■ Brief: Once the pictures are set aside, transcribe the remaining data exactly.
== Provided data ==
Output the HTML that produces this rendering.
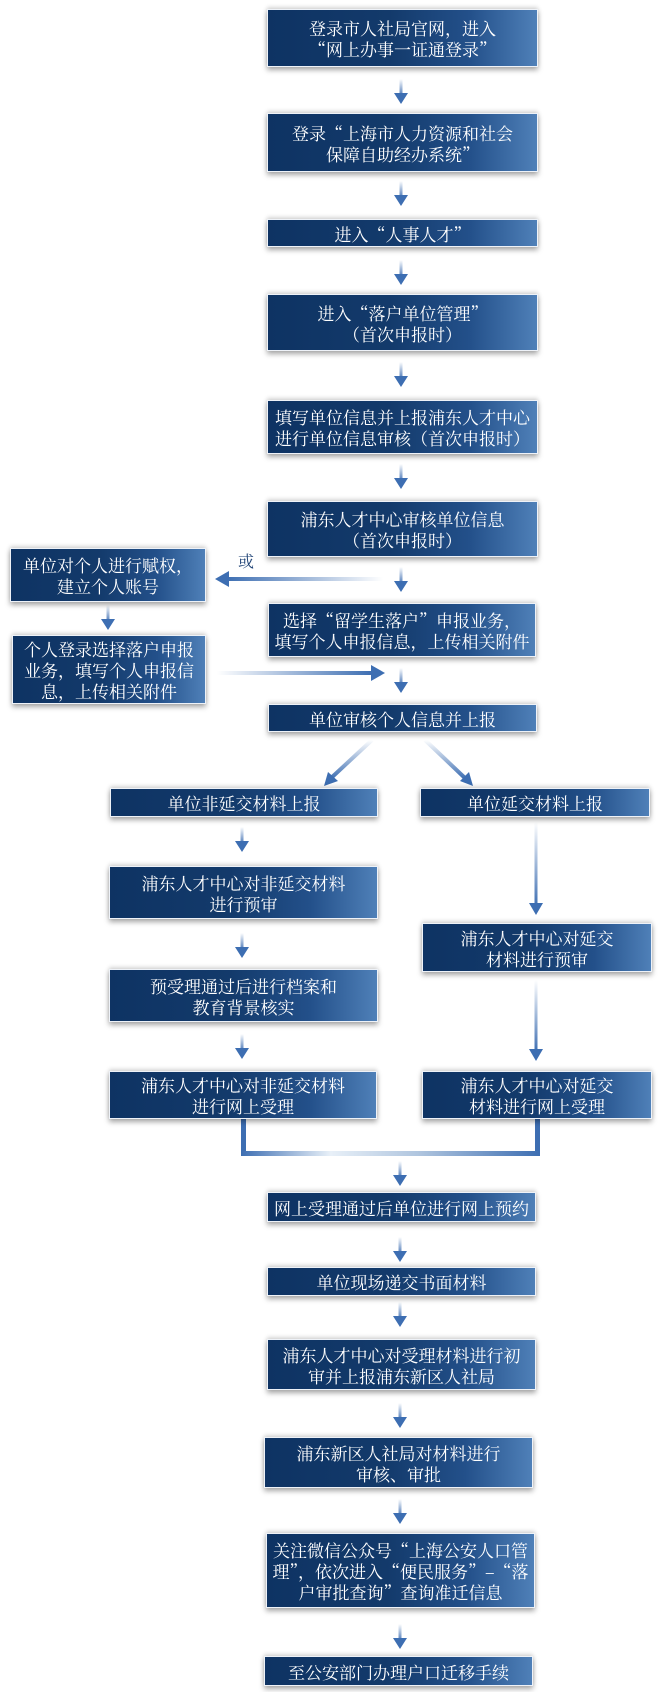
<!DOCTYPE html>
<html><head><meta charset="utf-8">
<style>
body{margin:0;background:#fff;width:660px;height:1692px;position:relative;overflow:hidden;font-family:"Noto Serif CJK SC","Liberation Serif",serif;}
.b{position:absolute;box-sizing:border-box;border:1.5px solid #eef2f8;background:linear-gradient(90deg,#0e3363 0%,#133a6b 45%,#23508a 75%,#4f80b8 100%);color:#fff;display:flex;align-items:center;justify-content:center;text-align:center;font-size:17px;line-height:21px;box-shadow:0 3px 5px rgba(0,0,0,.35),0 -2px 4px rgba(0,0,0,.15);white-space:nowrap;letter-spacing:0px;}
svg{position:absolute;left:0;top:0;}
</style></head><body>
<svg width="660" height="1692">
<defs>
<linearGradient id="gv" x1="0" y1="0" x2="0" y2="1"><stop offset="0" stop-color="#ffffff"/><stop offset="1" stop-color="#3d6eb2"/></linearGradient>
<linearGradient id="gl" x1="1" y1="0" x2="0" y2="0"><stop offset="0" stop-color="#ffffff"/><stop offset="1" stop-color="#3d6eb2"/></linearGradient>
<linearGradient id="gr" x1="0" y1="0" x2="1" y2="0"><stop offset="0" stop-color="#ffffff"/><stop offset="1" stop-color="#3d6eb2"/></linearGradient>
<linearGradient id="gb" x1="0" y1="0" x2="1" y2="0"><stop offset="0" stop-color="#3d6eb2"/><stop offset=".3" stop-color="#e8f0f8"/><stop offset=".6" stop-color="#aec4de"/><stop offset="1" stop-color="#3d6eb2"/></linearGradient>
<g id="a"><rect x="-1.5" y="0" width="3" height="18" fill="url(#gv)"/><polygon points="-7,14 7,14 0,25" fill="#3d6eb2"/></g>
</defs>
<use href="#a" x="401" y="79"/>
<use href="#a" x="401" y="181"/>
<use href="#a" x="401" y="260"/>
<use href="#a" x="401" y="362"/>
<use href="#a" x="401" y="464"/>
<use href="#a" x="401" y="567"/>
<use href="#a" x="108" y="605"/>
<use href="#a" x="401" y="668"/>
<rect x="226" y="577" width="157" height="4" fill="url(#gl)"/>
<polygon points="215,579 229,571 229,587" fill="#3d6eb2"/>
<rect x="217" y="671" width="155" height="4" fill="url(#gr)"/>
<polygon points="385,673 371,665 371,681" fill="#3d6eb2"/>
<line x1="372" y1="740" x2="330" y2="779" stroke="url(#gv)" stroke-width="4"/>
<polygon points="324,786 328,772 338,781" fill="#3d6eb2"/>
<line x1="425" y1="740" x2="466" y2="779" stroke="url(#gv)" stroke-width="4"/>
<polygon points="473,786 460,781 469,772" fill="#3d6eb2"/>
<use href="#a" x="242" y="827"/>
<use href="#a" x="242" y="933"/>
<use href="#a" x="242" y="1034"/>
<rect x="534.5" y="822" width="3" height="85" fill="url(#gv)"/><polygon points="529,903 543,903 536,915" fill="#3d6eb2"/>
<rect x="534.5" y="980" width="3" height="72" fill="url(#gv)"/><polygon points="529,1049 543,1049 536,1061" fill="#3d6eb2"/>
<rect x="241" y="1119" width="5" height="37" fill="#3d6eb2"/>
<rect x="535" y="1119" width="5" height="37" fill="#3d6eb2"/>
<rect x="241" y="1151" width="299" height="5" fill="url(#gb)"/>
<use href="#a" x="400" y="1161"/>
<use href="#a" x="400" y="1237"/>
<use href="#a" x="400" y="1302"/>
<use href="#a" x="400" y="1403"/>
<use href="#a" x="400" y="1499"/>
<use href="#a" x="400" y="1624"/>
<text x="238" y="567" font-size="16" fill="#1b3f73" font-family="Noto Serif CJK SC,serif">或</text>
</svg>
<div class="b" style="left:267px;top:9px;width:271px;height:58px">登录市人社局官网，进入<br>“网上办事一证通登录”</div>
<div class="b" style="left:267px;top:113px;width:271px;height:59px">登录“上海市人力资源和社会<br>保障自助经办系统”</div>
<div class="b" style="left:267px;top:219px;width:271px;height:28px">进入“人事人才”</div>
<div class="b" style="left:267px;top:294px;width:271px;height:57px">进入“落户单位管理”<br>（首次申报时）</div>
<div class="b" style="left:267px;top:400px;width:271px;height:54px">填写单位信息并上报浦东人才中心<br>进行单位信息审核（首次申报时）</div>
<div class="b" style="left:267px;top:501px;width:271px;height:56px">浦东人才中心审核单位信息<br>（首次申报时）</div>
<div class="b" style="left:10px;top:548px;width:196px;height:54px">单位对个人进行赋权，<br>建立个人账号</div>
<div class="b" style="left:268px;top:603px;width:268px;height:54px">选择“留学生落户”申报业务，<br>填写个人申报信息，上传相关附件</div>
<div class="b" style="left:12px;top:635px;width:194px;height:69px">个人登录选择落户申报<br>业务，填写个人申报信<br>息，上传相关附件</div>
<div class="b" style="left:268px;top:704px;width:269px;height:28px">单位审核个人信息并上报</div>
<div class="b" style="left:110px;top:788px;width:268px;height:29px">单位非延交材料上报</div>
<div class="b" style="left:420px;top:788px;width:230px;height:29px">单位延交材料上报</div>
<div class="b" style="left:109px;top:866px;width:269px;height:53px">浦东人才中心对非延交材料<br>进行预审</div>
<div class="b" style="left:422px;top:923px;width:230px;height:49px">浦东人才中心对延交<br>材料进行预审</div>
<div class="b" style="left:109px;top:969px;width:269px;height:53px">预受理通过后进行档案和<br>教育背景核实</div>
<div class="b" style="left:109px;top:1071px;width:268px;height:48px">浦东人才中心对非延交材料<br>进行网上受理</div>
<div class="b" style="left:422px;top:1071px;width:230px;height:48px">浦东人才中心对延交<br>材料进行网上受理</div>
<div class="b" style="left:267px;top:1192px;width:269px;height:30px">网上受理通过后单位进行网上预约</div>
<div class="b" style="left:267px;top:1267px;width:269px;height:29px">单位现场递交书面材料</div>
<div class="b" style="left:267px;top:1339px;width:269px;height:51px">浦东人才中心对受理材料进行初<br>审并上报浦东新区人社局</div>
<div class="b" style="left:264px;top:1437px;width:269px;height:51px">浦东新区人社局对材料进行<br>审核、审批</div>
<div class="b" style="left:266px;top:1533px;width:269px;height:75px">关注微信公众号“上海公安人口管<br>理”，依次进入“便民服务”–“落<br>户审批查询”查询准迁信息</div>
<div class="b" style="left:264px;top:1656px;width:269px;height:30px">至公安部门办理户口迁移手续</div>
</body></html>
===
■ Response to this exercise:
Output the HTML that produces this rendering.
<!DOCTYPE html>
<html><head><meta charset="utf-8">
<style>
body{margin:0;background:#fff;width:660px;height:1692px;position:relative;overflow:hidden;font-family:"Noto Serif CJK SC","Liberation Serif",serif;}
.b{position:absolute;box-sizing:border-box;border:1.5px solid #eef2f8;background:linear-gradient(90deg,#0e3363 0%,#133a6b 45%,#23508a 75%,#4f80b8 100%);color:#fff;display:flex;align-items:center;justify-content:center;text-align:center;font-size:17px;line-height:21px;box-shadow:0 3px 5px rgba(0,0,0,.35),0 -2px 4px rgba(0,0,0,.15);white-space:nowrap;letter-spacing:0px;}
svg{position:absolute;left:0;top:0;}
</style></head><body>
<svg width="660" height="1692">
<defs>
<linearGradient id="gv" x1="0" y1="0" x2="0" y2="1"><stop offset="0" stop-color="#ffffff"/><stop offset="1" stop-color="#3d6eb2"/></linearGradient>
<linearGradient id="gl" x1="1" y1="0" x2="0" y2="0"><stop offset="0" stop-color="#ffffff"/><stop offset="1" stop-color="#3d6eb2"/></linearGradient>
<linearGradient id="gr" x1="0" y1="0" x2="1" y2="0"><stop offset="0" stop-color="#ffffff"/><stop offset="1" stop-color="#3d6eb2"/></linearGradient>
<linearGradient id="gb" x1="0" y1="0" x2="1" y2="0"><stop offset="0" stop-color="#3d6eb2"/><stop offset=".3" stop-color="#e8f0f8"/><stop offset=".6" stop-color="#aec4de"/><stop offset="1" stop-color="#3d6eb2"/></linearGradient>
<g id="a"><rect x="-1.5" y="0" width="3" height="18" fill="url(#gv)"/><polygon points="-7,14 7,14 0,25" fill="#3d6eb2"/></g>
</defs>
<use href="#a" x="401" y="79"/>
<use href="#a" x="401" y="181"/>
<use href="#a" x="401" y="260"/>
<use href="#a" x="401" y="362"/>
<use href="#a" x="401" y="464"/>
<use href="#a" x="401" y="567"/>
<use href="#a" x="108" y="605"/>
<use href="#a" x="401" y="668"/>
<rect x="226" y="577" width="157" height="4" fill="url(#gl)"/>
<polygon points="215,579 229,571 229,587" fill="#3d6eb2"/>
<rect x="217" y="671" width="155" height="4" fill="url(#gr)"/>
<polygon points="385,673 371,665 371,681" fill="#3d6eb2"/>
<line x1="372" y1="740" x2="330" y2="779" stroke="url(#gv)" stroke-width="4"/>
<polygon points="324,786 328,772 338,781" fill="#3d6eb2"/>
<line x1="425" y1="740" x2="466" y2="779" stroke="url(#gv)" stroke-width="4"/>
<polygon points="473,786 460,781 469,772" fill="#3d6eb2"/>
<use href="#a" x="242" y="827"/>
<use href="#a" x="242" y="933"/>
<use href="#a" x="242" y="1034"/>
<rect x="534.5" y="822" width="3" height="85" fill="url(#gv)"/><polygon points="529,903 543,903 536,915" fill="#3d6eb2"/>
<rect x="534.5" y="980" width="3" height="72" fill="url(#gv)"/><polygon points="529,1049 543,1049 536,1061" fill="#3d6eb2"/>
<rect x="241" y="1119" width="5" height="37" fill="#3d6eb2"/>
<rect x="535" y="1119" width="5" height="37" fill="#3d6eb2"/>
<rect x="241" y="1151" width="299" height="5" fill="url(#gb)"/>
<use href="#a" x="400" y="1161"/>
<use href="#a" x="400" y="1237"/>
<use href="#a" x="400" y="1302"/>
<use href="#a" x="400" y="1403"/>
<use href="#a" x="400" y="1499"/>
<use href="#a" x="400" y="1624"/>
<text x="238" y="567" font-size="16" fill="#1b3f73" font-family="Noto Serif CJK SC,serif">或</text>
</svg>
<div class="b" style="left:267px;top:9px;width:271px;height:58px">登录市人社局官网，进入<br>“网上办事一证通登录”</div>
<div class="b" style="left:267px;top:113px;width:271px;height:59px">登录“上海市人力资源和社会<br>保障自助经办系统”</div>
<div class="b" style="left:267px;top:219px;width:271px;height:28px">进入“人事人才”</div>
<div class="b" style="left:267px;top:294px;width:271px;height:57px">进入“落户单位管理”<br>（首次申报时）</div>
<div class="b" style="left:267px;top:400px;width:271px;height:54px">填写单位信息并上报浦东人才中心<br>进行单位信息审核（首次申报时）</div>
<div class="b" style="left:267px;top:501px;width:271px;height:56px">浦东人才中心审核单位信息<br>（首次申报时）</div>
<div class="b" style="left:10px;top:548px;width:196px;height:54px">单位对个人进行赋权，<br>建立个人账号</div>
<div class="b" style="left:268px;top:603px;width:268px;height:54px">选择“留学生落户”申报业务，<br>填写个人申报信息，上传相关附件</div>
<div class="b" style="left:12px;top:635px;width:194px;height:69px">个人登录选择落户申报<br>业务，填写个人申报信<br>息，上传相关附件</div>
<div class="b" style="left:268px;top:704px;width:269px;height:28px">单位审核个人信息并上报</div>
<div class="b" style="left:110px;top:788px;width:268px;height:29px">单位非延交材料上报</div>
<div class="b" style="left:420px;top:788px;width:230px;height:29px">单位延交材料上报</div>
<div class="b" style="left:109px;top:866px;width:269px;height:53px">浦东人才中心对非延交材料<br>进行预审</div>
<div class="b" style="left:422px;top:923px;width:230px;height:49px">浦东人才中心对延交<br>材料进行预审</div>
<div class="b" style="left:109px;top:969px;width:269px;height:53px">预受理通过后进行档案和<br>教育背景核实</div>
<div class="b" style="left:109px;top:1071px;width:268px;height:48px">浦东人才中心对非延交材料<br>进行网上受理</div>
<div class="b" style="left:422px;top:1071px;width:230px;height:48px">浦东人才中心对延交<br>材料进行网上受理</div>
<div class="b" style="left:267px;top:1192px;width:269px;height:30px">网上受理通过后单位进行网上预约</div>
<div class="b" style="left:267px;top:1267px;width:269px;height:29px">单位现场递交书面材料</div>
<div class="b" style="left:267px;top:1339px;width:269px;height:51px">浦东人才中心对受理材料进行初<br>审并上报浦东新区人社局</div>
<div class="b" style="left:264px;top:1437px;width:269px;height:51px">浦东新区人社局对材料进行<br>审核、审批</div>
<div class="b" style="left:266px;top:1533px;width:269px;height:75px">关注微信公众号“上海公安人口管<br>理”，依次进入“便民服务”–“落<br>户审批查询”查询准迁信息</div>
<div class="b" style="left:264px;top:1656px;width:269px;height:30px">至公安部门办理户口迁移手续</div>
</body></html>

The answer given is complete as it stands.